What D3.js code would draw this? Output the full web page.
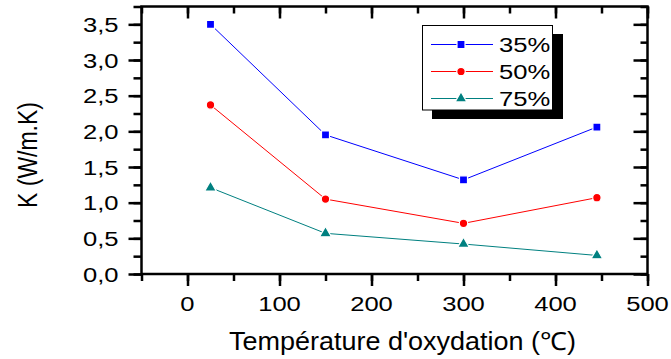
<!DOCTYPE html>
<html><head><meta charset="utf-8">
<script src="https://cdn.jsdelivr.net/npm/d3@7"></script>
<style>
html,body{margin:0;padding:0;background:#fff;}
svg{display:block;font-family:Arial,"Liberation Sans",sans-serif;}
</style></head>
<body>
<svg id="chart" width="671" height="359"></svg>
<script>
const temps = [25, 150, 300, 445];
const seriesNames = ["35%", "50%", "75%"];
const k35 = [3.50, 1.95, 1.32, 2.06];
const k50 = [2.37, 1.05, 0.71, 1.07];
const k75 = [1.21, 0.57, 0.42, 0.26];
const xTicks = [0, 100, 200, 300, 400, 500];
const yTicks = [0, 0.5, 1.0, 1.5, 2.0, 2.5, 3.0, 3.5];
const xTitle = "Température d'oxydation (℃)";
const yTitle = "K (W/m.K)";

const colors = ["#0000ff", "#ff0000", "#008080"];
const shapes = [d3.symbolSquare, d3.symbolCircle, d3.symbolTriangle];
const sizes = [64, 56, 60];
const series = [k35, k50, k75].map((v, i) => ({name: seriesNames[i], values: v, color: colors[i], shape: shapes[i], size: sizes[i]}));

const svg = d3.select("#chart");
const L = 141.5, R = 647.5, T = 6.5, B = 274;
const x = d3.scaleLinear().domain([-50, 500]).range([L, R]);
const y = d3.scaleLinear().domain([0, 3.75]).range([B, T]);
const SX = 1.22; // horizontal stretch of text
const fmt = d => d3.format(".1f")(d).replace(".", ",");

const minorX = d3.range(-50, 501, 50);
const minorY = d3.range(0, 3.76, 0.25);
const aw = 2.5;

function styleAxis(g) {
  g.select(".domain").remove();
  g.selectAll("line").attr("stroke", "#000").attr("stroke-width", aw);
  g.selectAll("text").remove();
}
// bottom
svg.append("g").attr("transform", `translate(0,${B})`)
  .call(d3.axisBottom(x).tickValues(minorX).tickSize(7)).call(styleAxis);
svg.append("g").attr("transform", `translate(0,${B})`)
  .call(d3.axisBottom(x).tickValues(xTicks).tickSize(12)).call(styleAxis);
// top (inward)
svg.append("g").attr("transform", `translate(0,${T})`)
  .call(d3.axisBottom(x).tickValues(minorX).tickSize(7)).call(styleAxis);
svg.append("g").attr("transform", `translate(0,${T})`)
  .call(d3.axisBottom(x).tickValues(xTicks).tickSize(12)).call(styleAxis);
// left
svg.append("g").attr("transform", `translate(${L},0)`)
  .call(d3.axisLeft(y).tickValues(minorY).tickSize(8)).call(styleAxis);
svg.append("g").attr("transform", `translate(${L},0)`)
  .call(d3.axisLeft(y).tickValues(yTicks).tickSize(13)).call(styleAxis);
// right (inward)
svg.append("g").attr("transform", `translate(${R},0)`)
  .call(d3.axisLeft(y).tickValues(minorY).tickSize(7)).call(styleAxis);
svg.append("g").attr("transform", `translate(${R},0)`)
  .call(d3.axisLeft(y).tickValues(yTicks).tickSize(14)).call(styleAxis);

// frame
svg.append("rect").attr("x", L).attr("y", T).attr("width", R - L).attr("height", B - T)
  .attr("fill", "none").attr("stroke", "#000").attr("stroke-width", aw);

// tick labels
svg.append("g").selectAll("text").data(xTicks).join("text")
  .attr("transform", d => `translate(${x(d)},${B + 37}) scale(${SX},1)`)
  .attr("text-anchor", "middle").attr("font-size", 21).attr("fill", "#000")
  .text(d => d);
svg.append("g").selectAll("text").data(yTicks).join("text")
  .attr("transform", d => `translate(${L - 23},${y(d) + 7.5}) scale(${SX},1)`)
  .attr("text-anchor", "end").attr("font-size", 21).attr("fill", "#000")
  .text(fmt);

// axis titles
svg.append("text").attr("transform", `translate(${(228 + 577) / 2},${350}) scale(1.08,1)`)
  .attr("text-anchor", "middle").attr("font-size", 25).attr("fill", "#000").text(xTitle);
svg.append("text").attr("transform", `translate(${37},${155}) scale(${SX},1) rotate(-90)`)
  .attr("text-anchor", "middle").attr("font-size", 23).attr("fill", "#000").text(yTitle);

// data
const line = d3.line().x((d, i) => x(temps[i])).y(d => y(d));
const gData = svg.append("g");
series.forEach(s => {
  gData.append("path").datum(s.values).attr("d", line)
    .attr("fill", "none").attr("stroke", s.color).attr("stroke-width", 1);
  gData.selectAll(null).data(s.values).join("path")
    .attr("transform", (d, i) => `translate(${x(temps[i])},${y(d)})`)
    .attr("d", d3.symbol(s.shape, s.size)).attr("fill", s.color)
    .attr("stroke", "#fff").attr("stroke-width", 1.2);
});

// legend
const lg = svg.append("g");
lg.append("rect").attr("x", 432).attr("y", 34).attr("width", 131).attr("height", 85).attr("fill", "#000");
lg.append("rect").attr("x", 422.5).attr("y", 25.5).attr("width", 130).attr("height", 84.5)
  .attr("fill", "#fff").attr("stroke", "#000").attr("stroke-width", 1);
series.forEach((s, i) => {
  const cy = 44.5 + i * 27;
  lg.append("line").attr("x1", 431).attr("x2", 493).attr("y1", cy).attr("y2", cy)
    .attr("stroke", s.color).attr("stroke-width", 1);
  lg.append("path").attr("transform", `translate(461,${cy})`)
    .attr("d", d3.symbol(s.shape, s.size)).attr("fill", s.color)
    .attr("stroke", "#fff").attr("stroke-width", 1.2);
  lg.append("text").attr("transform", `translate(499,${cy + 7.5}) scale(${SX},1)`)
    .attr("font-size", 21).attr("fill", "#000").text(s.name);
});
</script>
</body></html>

━━━

**Do this:** Leave out any pictures and return exactly the lines from the beginning of the data through the line with "const aw = 2.5;", inclusive.

**Written response:**
What D3.js code would draw this? Output the full web page.
<!DOCTYPE html>
<html><head><meta charset="utf-8">
<script src="https://cdn.jsdelivr.net/npm/d3@7"></script>
<style>
html,body{margin:0;padding:0;background:#fff;}
svg{display:block;font-family:Arial,"Liberation Sans",sans-serif;}
</style></head>
<body>
<svg id="chart" width="671" height="359"></svg>
<script>
const temps = [25, 150, 300, 445];
const seriesNames = ["35%", "50%", "75%"];
const k35 = [3.50, 1.95, 1.32, 2.06];
const k50 = [2.37, 1.05, 0.71, 1.07];
const k75 = [1.21, 0.57, 0.42, 0.26];
const xTicks = [0, 100, 200, 300, 400, 500];
const yTicks = [0, 0.5, 1.0, 1.5, 2.0, 2.5, 3.0, 3.5];
const xTitle = "Température d'oxydation (℃)";
const yTitle = "K (W/m.K)";

const colors = ["#0000ff", "#ff0000", "#008080"];
const shapes = [d3.symbolSquare, d3.symbolCircle, d3.symbolTriangle];
const sizes = [64, 56, 60];
const series = [k35, k50, k75].map((v, i) => ({name: seriesNames[i], values: v, color: colors[i], shape: shapes[i], size: sizes[i]}));

const svg = d3.select("#chart");
const L = 141.5, R = 647.5, T = 6.5, B = 274;
const x = d3.scaleLinear().domain([-50, 500]).range([L, R]);
const y = d3.scaleLinear().domain([0, 3.75]).range([B, T]);
const SX = 1.22; // horizontal stretch of text
const fmt = d => d3.format(".1f")(d).replace(".", ",");

const minorX = d3.range(-50, 501, 50);
const minorY = d3.range(0, 3.76, 0.25);
const aw = 2.5;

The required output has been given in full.